Rainer-Rudolph-Awards Session at the Mosbacher Kolloquium 2024
Designing triosephosphate isomerases using generative language models
Alexander Braun
University Bayreuth
Enzymes are wonderful biocatalysts that increase reaction rates by several orders of magnitude. The ability to catalyze reactions in aqueous solution at atmospheric pressure and at ambient temperatures makes these biomolecules an environmentally friendly and cost-effective alternative to synthetic catalysts used in industry. However, enzymes are mostly restricted to reactions occurring in the context of cellular life. The ability to design tailor-made enzymes is therefore of great interest for biotechnology and chemical industry.

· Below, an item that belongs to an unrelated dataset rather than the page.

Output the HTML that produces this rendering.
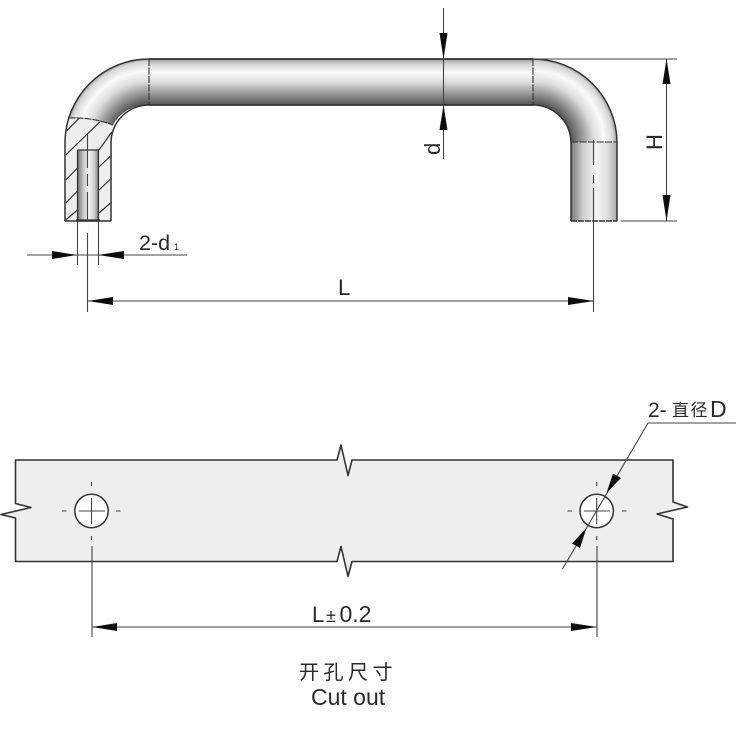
<!DOCTYPE html>
<html><head><meta charset="utf-8"><style>
html,body{margin:0;padding:0;background:#fff}
svg{display:block}
text{font-family:"Liberation Sans","Noto Sans CJK SC",sans-serif;fill:#2a2a2a}
</style></head><body>
<svg width="748" height="744" viewBox="0 0 748 744" xmlns="http://www.w3.org/2000/svg">
<defs>
<filter id="soft" x="0" y="0" width="100%" height="100%"><feGaussianBlur stdDeviation="0.3"/></filter>
<linearGradient id="bar" x1="0" y1="59" x2="0" y2="105" gradientUnits="userSpaceOnUse">
<stop offset="0" stop-color="#999"/><stop offset=".12" stop-color="#d8d8d8"/><stop offset=".3" stop-color="#fafafa"/><stop offset=".5" stop-color="#ddd"/><stop offset=".75" stop-color="#999"/><stop offset="1" stop-color="#555"/>
</linearGradient>
<radialGradient id="bl" cx="149" cy="142" r="84" gradientUnits="userSpaceOnUse">
<stop offset=".452" stop-color="#555"/><stop offset=".59" stop-color="#999"/><stop offset=".72" stop-color="#ddd"/><stop offset=".845" stop-color="#fafafa"/><stop offset=".95" stop-color="#d8d8d8"/><stop offset="1" stop-color="#999"/>
</radialGradient>
<radialGradient id="br" cx="533" cy="142" r="84" gradientUnits="userSpaceOnUse">
<stop offset=".452" stop-color="#555"/><stop offset=".59" stop-color="#999"/><stop offset=".72" stop-color="#ddd"/><stop offset=".845" stop-color="#fafafa"/><stop offset=".95" stop-color="#d8d8d8"/><stop offset="1" stop-color="#999"/>
</radialGradient>
<linearGradient id="leg" x1="571" y1="0" x2="617" y2="0" gradientUnits="userSpaceOnUse">
<stop offset="0" stop-color="#777"/><stop offset=".25" stop-color="#ccc"/><stop offset=".55" stop-color="#f4f4f4"/><stop offset=".8" stop-color="#ddd"/><stop offset="1" stop-color="#aaa"/>
</linearGradient>
<linearGradient id="hole" x1="77" y1="0" x2="99" y2="0" gradientUnits="userSpaceOnUse">
<stop offset="0" stop-color="#666"/><stop offset=".3" stop-color="#ccc"/><stop offset=".55" stop-color="#f2f2f2"/><stop offset=".8" stop-color="#ccc"/><stop offset="1" stop-color="#666"/>
</linearGradient>
</defs>
<g filter="url(#soft)">
<rect width="748" height="744" fill="#fff"/>

<!-- handle -->
<rect x="149" y="59" width="384" height="46" fill="url(#bar)"/>
<path d="M68.5 118A84 84 0 0 1 149 58.5V105A38 38 0 0 0 113 125Q92 117 68.5 118Z" fill="url(#bl)"/>
<path d="M533 59A84 84 0 0 1 617 142H571A38 38 0 0 0 533 105Z" fill="url(#br)"/>
<rect x="571" y="142" width="46" height="79" fill="url(#leg)"/>
<path d="M68.5 118Q92 117 113 125Q111 133 111 142V221H65V142Q65 130 68.5 118Z" fill="#eee"/>
<rect x="77.5" y="150" width="21" height="70" fill="url(#hole)"/>

<g fill="none" stroke="#333" stroke-width="1.2">
<path d="M65.7 131.7L79 118.3M65.7 155L100 121.7M65.7 180L77.5 168M99 150L111.7 132M65.7 203L77.5 191M99 167L111.7 155M99 190L111.7 178M99 213L111.7 202M65.7 220L77.5 210"/>
</g>
<g fill="none" stroke="#333">
<path d="M149 59H533" stroke-width="1.8"/>
<path d="M149 105H533" stroke-width="1.8"/>
<path d="M65 221V142A84 84 0 0 1 149 59" stroke-width="1.5"/>
<path d="M111 221V142A38 38 0 0 1 149 105" stroke-width="1.5"/>
<path d="M533 59A84 84 0 0 1 617 142V221" stroke-width="1.5"/>
<path d="M533 105A38 38 0 0 1 571 142V221" stroke-width="1.5"/>
<path d="M65 221H111" stroke-width="1.4"/>
<path d="M571 221H617" stroke-width="1.4" stroke-dasharray="6 1"/>
<path d="M68.5 118Q92 117 113 125" stroke-width="1.1" stroke-dasharray="7 1"/>
<path d="M149 59V105M533 59V105M571 142H617" stroke-width="1.1" stroke-dasharray="7 1.5"/>
<path d="M77.5 150H98.5V220M77.5 150V220" stroke-width="1.2"/>
<path d="M76 220.5H100" stroke-width="2.2"/>
</g>

<!-- cut-out plate -->
<path d="M15.5 460H337L341 445L348 475.5L352 460H673V502L687.5 507L657 514L673 519V561.5H352L348 576.5L341 546.5L337 561.5H15.5V518L1 514.5L31 507.5L15.5 503.5Z" fill="#eee" stroke="#333" stroke-width="1.6" stroke-linejoin="round"/>
<g fill="#fff" stroke="#333" stroke-width="1.5">
<circle cx="91.5" cy="511" r="16.7"/>
<circle cx="596.7" cy="511" r="16.7"/>
</g>

<!-- dimension lines -->
<g fill="none" stroke="#444" stroke-width="1.1">
<path d="M443.5 8V159"/>
<path d="M533 59H677M621 221H677M666.5 59V221"/>
<path d="M88 301H594"/>
<path d="M87.5 133V168M87.5 174V186M87.5 192V312"/>
<path d="M593.5 140V165M593.5 175V183M593.5 188V312"/>
<path d="M27 255H187"/>
<path d="M77.5 221V265M98.5 221V265"/>
<path d="M648 423H736M648 423L562.5 569"/>
<path d="M92 627H597M92 546V637M597 546V637"/>
<path d="M79 511H105M91.5 498V524M91.5 482V486M91.5 536V540M62 511H66.5M116 511H120.5"/>
<path d="M584 511H610M596.7 498V524M596.7 482V486M596.7 536V540M567.5 511H572M622 511H626.5"/>
</g>
<path d="M87.5 222V233" stroke="#fff" stroke-width="1.5"/>
<g fill="#111">
<path d="M443.5 59L439.5 33H447.5Z"/>
<path d="M443.5 105L439.5 130H447.5Z"/>
<path d="M666.5 59L662.5 84H670.5Z"/>
<path d="M666.5 221L662.5 195H670.5Z"/>
<path d="M88 301L113 297V305Z"/>
<path d="M594 301L568 297V305Z"/>
<path d="M77 255L52 251V259Z"/>
<path d="M98 255L124 251V259Z"/>
<path d="M92 627L117 623V631Z"/>
<path d="M597 627L571 623V631Z"/>
<path d="M606.5 493L613 473.5L621 478Z"/>
<path d="M586.5 528L580 548L572 543.5Z"/>
</g>

<!-- labels -->
<text x="139" y="250" font-size="21.5">2-d</text>
<text x="174" y="250" font-size="9">1</text>
<text x="338" y="295" font-size="22">L</text>
<text transform="translate(440,155) rotate(-90)" font-size="22">d</text>
<text transform="translate(662,150) rotate(-90)" font-size="22">H</text>
<text x="648" y="417" font-size="21">2-</text>
<text x="672" y="416" font-size="17" letter-spacing="1.5">直径</text>
<text x="710" y="417" font-size="23">D</text>
<text x="312" y="622" font-size="22">L</text>
<text x="326" y="622" font-size="18">±</text>
<text x="339.5" y="622" font-size="23">0.2</text>
<text x="299" y="679" font-size="20" letter-spacing="4.5">开孔尺寸</text>
<text x="311" y="705" font-size="23">Cut out</text>
</g>
</svg>
</body></html>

Methods to create proteins that catalyze a desired reaction have been mostly based on physics-based heuristics or built on improving promiscuous activity in natural proteins. These methodologies are highly time-consuming and in need of extensive screening. As a shift of paradigm, recent successes in the application of language models based on the transformer architecture in protein sciences inspired the development of unconditional and conditional language models, such as ZymCTRL, to design new protein sequences. Being trained on the BRENDA database of enzymes, ZymCTRL generates putative enzyme sequences according to the enzyme commission number used as input. We assess experimentally the performance of this language model to generate triosephosphate isomerases (TIM), an obligatory oligomeric well-researched enzyme class catalyzing its reaction near the diffusion limit. Shallow filtering of generated putative enzyme sequences resulted in three out of twelve de novo TIMs being active in vivo and able to complement a TIM deficient E. coli strain. In depth characterization of the best performing
artificial enzyme shows in vitro activity just two orders of magnitude below its natural counterparts. Based on the results we propose a filtering mechanism to increase experimental success rates of artificially generated proteins even further. This study highlights the potential of protein language models as tools for the generation of tailored enzymes directly from sequence.